Mon service a beaucoup évolué. L’équipe est passée de 4 à 13 personnes. Nous sommes rattachés à la Direction générale des services : cela permet un accès direct aux prises de décisions. Et surtout une partie des sujets que nous traitons fait appel à l’innovation. On est dans l’action, on doit aller chercher des solutions. Je dirai même qu’on est parfois dans l’innovation de rupture. Notre travail est de faire différemment avec les moyens dont on dispose. Sur les questions de transition énergétique, il faut embarquer tout le monde. Sinon on n’y arrivera pas.
POUR EMBARQUER TOUT LE MONDE, AVEZ-VOUS UNE STRATÉGIE ?
C’est la méthode du pied dans la porte ! Je me souviens du premier sujet que j’ai porté auprès d’Antoine Bouvet, le DGS : la construction d’une unité de méthanisation. Je savais qu’un industriel faisait une étude de faisabilité de son côté. Nous étions intéressés. Je lui ai demandé qu’on se voit pour en parler. Nous avions des intérêts communs : valoriser les biodéchets en biogaz qui serait réinjecté dans le réseau. Après discussion, nous avons trouvé l’équilibre entre le projet territorial et le modèle économique. Je suis allée présenter le projet aux élus en partant du principe que si on produisait de l’eau, alors pourquoi pas de l’énergie ! Aujourd’hui, le projet est porté par le groupe Vol-V Biomasse (filiale du groupe Engie) avec la Carene et IDEA (un leader de la logistique) comme partenaires. On développe l’autonomie énergétique du territoire tout en générant des retombées économiques directes et indirectes. Pourquoi la collectivité s’interdirait de faire de la production d’énergie et générer des bénéfices ? Ce n’est pas réservé qu’aux opérateurs privés.
ET EN INTERNE, ÇA DONNE QUOI VOTRE MÉTHODE ?
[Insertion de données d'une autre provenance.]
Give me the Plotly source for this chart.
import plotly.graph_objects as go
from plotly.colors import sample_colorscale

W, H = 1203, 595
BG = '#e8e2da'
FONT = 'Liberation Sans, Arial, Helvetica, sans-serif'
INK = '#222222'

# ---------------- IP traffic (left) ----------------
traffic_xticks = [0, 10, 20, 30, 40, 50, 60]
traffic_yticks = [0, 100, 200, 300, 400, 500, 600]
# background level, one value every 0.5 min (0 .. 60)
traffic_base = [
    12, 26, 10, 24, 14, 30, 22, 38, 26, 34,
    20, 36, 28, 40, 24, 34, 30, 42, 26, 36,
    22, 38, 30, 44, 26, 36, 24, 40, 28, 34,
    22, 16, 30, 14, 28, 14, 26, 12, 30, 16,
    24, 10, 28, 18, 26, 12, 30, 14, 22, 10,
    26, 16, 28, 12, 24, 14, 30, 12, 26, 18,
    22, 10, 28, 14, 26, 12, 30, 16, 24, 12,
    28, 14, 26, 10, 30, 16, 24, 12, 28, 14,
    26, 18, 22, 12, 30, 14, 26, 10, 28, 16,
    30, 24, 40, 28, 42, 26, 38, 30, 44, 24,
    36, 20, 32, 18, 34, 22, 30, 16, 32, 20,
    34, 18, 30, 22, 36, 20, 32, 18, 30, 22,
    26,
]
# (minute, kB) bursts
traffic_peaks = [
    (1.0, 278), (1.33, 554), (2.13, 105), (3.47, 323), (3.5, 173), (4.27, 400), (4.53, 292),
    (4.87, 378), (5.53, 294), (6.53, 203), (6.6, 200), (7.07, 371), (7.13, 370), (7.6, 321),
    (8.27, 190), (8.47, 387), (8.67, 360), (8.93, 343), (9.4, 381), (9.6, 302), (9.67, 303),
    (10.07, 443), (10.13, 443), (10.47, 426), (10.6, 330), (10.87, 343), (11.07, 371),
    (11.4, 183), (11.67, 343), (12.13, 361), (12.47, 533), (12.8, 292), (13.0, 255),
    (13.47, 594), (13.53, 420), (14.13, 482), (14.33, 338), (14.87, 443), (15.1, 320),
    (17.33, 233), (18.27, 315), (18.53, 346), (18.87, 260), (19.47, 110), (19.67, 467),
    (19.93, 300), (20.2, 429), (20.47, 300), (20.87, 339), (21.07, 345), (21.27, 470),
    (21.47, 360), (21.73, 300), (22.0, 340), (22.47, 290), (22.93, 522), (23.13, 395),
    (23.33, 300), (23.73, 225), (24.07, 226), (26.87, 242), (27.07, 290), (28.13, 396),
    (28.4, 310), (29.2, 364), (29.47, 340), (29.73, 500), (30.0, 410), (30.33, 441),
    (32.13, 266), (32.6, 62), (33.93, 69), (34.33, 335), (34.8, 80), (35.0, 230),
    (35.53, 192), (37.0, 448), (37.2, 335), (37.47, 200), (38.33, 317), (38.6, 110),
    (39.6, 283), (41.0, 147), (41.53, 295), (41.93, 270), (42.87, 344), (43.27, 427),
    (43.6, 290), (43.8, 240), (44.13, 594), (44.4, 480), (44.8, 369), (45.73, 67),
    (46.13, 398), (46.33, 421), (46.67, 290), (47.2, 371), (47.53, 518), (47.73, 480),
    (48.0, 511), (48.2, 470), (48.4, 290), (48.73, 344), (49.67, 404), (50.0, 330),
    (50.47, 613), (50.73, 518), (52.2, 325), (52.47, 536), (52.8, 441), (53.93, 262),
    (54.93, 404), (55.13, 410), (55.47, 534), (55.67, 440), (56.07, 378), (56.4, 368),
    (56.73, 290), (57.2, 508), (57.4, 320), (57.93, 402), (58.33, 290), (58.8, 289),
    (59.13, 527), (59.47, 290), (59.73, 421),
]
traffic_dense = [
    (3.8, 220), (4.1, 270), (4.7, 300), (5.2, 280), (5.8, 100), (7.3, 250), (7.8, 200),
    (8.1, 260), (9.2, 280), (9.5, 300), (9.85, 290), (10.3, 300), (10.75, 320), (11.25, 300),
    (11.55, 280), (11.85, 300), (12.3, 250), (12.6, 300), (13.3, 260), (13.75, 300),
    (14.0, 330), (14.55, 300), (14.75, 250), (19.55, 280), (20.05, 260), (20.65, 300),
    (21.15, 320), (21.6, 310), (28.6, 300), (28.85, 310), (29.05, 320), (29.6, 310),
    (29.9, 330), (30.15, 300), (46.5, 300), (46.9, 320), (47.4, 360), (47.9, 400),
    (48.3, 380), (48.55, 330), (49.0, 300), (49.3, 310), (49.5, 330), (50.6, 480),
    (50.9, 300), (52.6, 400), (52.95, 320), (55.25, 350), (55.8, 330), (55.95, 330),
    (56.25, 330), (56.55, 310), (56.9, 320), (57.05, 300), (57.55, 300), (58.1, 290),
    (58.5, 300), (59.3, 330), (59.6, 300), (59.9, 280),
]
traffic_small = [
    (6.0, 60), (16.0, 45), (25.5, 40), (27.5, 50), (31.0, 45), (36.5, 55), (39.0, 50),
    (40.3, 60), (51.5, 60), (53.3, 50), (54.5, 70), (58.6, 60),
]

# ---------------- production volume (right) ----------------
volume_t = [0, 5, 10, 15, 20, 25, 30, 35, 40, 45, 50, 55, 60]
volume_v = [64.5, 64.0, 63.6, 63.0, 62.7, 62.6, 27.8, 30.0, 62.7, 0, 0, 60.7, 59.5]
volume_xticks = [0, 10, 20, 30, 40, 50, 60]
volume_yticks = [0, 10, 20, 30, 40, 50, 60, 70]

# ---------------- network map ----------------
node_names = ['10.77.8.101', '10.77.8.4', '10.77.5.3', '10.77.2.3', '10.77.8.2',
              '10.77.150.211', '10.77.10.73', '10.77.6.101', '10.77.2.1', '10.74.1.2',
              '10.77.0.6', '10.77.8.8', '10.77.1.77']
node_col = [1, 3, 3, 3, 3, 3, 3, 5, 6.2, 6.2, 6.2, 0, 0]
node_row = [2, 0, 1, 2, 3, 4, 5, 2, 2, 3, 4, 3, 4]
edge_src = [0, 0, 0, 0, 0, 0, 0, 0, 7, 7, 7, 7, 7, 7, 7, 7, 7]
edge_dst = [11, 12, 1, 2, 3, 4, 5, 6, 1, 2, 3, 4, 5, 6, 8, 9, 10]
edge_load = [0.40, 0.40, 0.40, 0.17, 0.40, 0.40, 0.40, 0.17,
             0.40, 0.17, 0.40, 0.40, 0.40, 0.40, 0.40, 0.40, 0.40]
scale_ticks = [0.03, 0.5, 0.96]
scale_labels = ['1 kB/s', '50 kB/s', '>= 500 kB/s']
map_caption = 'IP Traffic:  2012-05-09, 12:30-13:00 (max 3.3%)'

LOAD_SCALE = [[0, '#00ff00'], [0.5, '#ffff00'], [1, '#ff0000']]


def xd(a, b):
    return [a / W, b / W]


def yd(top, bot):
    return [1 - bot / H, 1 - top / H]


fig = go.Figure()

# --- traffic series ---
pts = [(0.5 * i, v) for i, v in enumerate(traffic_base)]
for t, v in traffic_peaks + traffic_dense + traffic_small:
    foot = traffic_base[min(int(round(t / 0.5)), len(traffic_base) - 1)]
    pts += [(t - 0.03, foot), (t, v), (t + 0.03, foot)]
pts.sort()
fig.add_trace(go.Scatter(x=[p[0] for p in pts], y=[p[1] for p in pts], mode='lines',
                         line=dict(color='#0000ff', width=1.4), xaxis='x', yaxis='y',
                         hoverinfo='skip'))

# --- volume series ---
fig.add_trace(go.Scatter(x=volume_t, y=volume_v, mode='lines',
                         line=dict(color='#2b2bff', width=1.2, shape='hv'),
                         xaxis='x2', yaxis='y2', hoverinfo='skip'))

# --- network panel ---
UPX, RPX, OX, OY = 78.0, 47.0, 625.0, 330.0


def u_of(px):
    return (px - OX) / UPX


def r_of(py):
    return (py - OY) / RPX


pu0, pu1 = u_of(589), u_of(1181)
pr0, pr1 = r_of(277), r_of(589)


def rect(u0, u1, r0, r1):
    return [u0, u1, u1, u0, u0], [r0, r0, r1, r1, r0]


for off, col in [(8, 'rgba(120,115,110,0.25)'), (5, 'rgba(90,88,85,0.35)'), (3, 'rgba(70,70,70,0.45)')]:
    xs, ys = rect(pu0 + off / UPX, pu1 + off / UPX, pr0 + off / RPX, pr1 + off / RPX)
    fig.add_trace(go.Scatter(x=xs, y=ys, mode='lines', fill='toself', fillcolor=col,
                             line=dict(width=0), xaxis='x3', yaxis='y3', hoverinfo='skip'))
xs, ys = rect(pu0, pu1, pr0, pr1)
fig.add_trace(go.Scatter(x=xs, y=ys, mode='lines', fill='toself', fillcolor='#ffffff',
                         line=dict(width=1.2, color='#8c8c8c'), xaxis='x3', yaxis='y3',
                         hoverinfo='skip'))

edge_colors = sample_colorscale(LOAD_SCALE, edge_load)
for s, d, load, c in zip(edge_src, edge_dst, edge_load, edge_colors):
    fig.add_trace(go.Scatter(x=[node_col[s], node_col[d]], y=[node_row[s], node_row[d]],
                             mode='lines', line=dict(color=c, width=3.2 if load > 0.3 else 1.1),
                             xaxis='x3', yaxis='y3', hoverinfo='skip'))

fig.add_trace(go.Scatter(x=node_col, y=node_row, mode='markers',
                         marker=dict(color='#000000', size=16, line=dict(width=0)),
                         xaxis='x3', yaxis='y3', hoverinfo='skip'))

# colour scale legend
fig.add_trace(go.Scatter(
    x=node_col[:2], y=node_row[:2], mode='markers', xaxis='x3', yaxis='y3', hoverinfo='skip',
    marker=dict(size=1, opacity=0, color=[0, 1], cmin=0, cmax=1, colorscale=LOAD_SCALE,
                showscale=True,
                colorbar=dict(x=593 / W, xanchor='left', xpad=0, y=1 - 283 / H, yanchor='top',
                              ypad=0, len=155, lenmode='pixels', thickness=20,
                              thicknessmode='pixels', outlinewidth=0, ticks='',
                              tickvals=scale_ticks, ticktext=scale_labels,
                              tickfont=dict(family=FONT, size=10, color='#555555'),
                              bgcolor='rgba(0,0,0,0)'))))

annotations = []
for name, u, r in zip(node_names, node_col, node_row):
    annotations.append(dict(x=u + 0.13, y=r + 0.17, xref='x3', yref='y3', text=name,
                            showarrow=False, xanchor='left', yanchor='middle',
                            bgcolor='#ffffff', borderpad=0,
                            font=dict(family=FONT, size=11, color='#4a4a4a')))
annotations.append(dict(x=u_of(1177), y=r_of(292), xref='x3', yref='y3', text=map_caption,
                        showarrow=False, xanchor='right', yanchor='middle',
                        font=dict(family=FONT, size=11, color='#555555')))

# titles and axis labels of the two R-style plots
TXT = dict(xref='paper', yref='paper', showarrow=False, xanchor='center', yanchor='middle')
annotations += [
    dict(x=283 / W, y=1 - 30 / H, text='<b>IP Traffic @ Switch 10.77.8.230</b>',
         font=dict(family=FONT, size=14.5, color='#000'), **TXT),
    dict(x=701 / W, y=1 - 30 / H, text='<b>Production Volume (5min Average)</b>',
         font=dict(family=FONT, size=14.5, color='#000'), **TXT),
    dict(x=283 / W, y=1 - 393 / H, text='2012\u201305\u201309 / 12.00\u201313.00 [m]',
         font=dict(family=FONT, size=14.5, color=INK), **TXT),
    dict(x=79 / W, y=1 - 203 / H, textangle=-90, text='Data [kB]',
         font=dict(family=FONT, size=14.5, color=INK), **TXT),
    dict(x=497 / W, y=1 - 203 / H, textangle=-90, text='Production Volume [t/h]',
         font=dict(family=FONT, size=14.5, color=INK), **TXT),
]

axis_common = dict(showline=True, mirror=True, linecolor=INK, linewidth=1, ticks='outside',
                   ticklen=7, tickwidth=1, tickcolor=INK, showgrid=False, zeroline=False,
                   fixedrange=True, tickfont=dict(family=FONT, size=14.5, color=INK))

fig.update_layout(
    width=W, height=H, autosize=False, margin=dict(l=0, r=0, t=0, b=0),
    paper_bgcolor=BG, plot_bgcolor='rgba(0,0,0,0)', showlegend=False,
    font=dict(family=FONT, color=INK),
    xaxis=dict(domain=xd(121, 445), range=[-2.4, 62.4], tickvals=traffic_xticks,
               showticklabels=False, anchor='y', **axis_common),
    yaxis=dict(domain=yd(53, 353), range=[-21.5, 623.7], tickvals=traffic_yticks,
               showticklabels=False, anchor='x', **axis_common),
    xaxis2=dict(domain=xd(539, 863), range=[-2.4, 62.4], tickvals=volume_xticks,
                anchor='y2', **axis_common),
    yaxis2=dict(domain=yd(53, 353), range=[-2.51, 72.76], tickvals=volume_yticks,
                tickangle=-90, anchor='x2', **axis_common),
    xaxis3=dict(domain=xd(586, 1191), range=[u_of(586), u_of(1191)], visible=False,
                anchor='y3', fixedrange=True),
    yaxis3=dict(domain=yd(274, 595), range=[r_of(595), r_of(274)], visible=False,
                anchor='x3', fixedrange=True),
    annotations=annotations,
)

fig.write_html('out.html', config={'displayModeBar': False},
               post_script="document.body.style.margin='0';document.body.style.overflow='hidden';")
Nous avons expérimenté une nouvelle façon de construire un projet de direction. L’équipe a été fortement renouvelée en 2018 et on se connaissait peu. Il était donc essentiel de lancer un travail collectif pour que chacun sache quelle mission effectue l’autre. Il fallait également gagner en visibilité et en lisibilité à l’intérieur de la collectivité comme à l’extérieur, en faisant connaître nos ressources à disposition des autres directions et des communes. Je souhaitais que ce projet de direction soit co-construit, que la méthode de travail pour le réaliser favorise les liens, les complémentarités. Le but étant de s’appuyer les uns sur les autres et ainsi créer des habitudes de travail en mode projet. Je leur ai proposé un séminaire spécial : une journée et demi avec une comédienne spécialisée dans le théâtre d’improvisation. Et nous sommes allés loin sans mettre mal à l’aise personne, même les plus timides de l’équipe se sont prêtés à l’exercice. Les bases d’un collectif étaient posées. C’était un vrai bon moment.